⟨
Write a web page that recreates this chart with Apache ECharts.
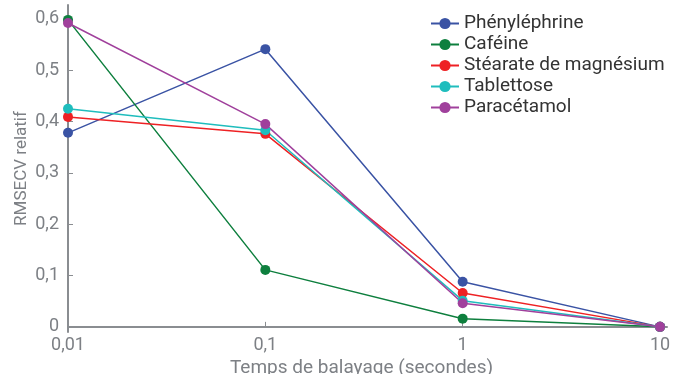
<!DOCTYPE html>
<html><head><meta charset="utf-8">
<script src="https://cdn.jsdelivr.net/npm/echarts@6/dist/echarts.min.js"></script>
<style>html,body{margin:0;padding:0;background:#fff}#c{width:697px;height:374px}</style>
</head><body><div id="c"></div>
<script>
const times = [0.01, 0.1, 1, 10];
const seriesNames = ['Phényléphrine', 'Caféine', 'Stéarate de magnésium', 'Tablettose', 'Paracétamol'];
const phenylephrine = [0.378, 0.541, 0.088, 0];
const cafeine = [0.598, 0.111, 0.016, 0];
const stearate = [0.409, 0.376, 0.066, 0];
const tablettose = [0.425, 0.383, 0.051, 0];
const paracetamol = [0.592, 0.395, 0.046, 0];
const yTicks = [0, 0.1, 0.2, 0.3, 0.4, 0.5, 0.6];
const xTicks = [0.01, 0.1, 1, 10];
const colors = ['#3a53a4', '#0e7f3e', '#ee2124', '#1fbdbd', '#a0409c'];
const allValues = [phenylephrine, cafeine, stearate, tablettose, paracetamol];

const axisGray = '#8a8d91';
const textGray = '#7d8085';
const chart = echarts.init(document.getElementById('c'));
chart.setOption({
  animation: false,
  textStyle: { fontFamily: 'Roboto' },
  color: colors,
  grid: { left: 68, right: 30, top: 5, bottom: 42, containLabel: false, outerBoundsMode: 'none' },
  legend: {
    orient: 'vertical', left: 425, top: 9, itemGap: 2, itemWidth: 28, itemHeight: 14,
    textStyle: { fontSize: 19, color: '#333', fontFamily: 'Roboto' },
    data: seriesNames
  },
  xAxis: {
    type: 'log', logBase: 10, min: 0.01, max: 10.85,
    name: 'Temps de balayage (secondes)', nameLocation: 'middle', nameGap: 25,
    nameTextStyle: { fontSize: 19, color: textGray, verticalAlign: 'top', padding: [0, 12, 0, 0] },
    axisLine: { lineStyle: { color: axisGray, width: 2 } },
    axisTick: { inside: true, length: 5, lineStyle: { color: axisGray }, customValues: xTicks },
    axisLabel: { fontSize: 18, color: textGray, margin: 4, customValues: xTicks,
      formatter: v => String(v).replace('.', ',') },
    splitLine: { show: false }, minorTick: { show: false }
  },
  yAxis: {
    type: 'value', min: -0.01, max: 0.627,
    name: 'RMSECV relatif', nameLocation: 'middle', nameGap: 38, nameMoveOverlap: false,
    nameTextStyle: { fontSize: 17, color: textGray },
    axisLine: { show: true, lineStyle: { color: axisGray, width: 2 } },
    axisTick: { show: true, inside: true, length: 5, lineStyle: { color: axisGray }, customValues: yTicks },
    axisLabel: { fontSize: 18, color: textGray, margin: 9, customValues: yTicks,
      formatter: v => String(Math.round(v * 10) / 10).replace('.', ',') },
    splitLine: { show: false }
  },
  series: seriesNames.map((n, i) => ({
    name: n, type: 'line', symbol: 'circle', symbolSize: 10,
    lineStyle: { width: 1.5 },
    data: times.map((t, j) => [t, allValues[i][j]])
  }))
});
</script></body></html>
⟩
= PROBLEM =
From the material above, copy everything exactly but the pictures.

= EXERCISE SOLUTION =
Write a web page that recreates this chart with Apache ECharts.
<!DOCTYPE html>
<html><head><meta charset="utf-8">
<script src="https://cdn.jsdelivr.net/npm/echarts@6/dist/echarts.min.js"></script>
<style>html,body{margin:0;padding:0;background:#fff}#c{width:697px;height:374px}</style>
</head><body><div id="c"></div>
<script>
const times = [0.01, 0.1, 1, 10];
const seriesNames = ['Phényléphrine', 'Caféine', 'Stéarate de magnésium', 'Tablettose', 'Paracétamol'];
const phenylephrine = [0.378, 0.541, 0.088, 0];
const cafeine = [0.598, 0.111, 0.016, 0];
const stearate = [0.409, 0.376, 0.066, 0];
const tablettose = [0.425, 0.383, 0.051, 0];
const paracetamol = [0.592, 0.395, 0.046, 0];
const yTicks = [0, 0.1, 0.2, 0.3, 0.4, 0.5, 0.6];
const xTicks = [0.01, 0.1, 1, 10];
const colors = ['#3a53a4', '#0e7f3e', '#ee2124', '#1fbdbd', '#a0409c'];
const allValues = [phenylephrine, cafeine, stearate, tablettose, paracetamol];

const axisGray = '#8a8d91';
const textGray = '#7d8085';
const chart = echarts.init(document.getElementById('c'));
chart.setOption({
  animation: false,
  textStyle: { fontFamily: 'Roboto' },
  color: colors,
  grid: { left: 68, right: 30, top: 5, bottom: 42, containLabel: false, outerBoundsMode: 'none' },
  legend: {
    orient: 'vertical', left: 425, top: 9, itemGap: 2, itemWidth: 28, itemHeight: 14,
    textStyle: { fontSize: 19, color: '#333', fontFamily: 'Roboto' },
    data: seriesNames
  },
  xAxis: {
    type: 'log', logBase: 10, min: 0.01, max: 10.85,
    name: 'Temps de balayage (secondes)', nameLocation: 'middle', nameGap: 25,
    nameTextStyle: { fontSize: 19, color: textGray, verticalAlign: 'top', padding: [0, 12, 0, 0] },
    axisLine: { lineStyle: { color: axisGray, width: 2 } },
    axisTick: { inside: true, length: 5, lineStyle: { color: axisGray }, customValues: xTicks },
    axisLabel: { fontSize: 18, color: textGray, margin: 4, customValues: xTicks,
      formatter: v => String(v).replace('.', ',') },
    splitLine: { show: false }, minorTick: { show: false }
  },
  yAxis: {
    type: 'value', min: -0.01, max: 0.627,
    name: 'RMSECV relatif', nameLocation: 'middle', nameGap: 38, nameMoveOverlap: false,
    nameTextStyle: { fontSize: 17, color: textGray },
    axisLine: { show: true, lineStyle: { color: axisGray, width: 2 } },
    axisTick: { show: true, inside: true, length: 5, lineStyle: { color: axisGray }, customValues: yTicks },
    axisLabel: { fontSize: 18, color: textGray, margin: 9, customValues: yTicks,
      formatter: v => String(Math.round(v * 10) / 10).replace('.', ',') },
    splitLine: { show: false }
  },
  series: seriesNames.map((n, i) => ({
    name: n, type: 'line', symbol: 'circle', symbolSize: 10,
    lineStyle: { width: 1.5 },
    data: times.map((t, j) => [t, allValues[i][j]])
  }))
});
</script></body></html>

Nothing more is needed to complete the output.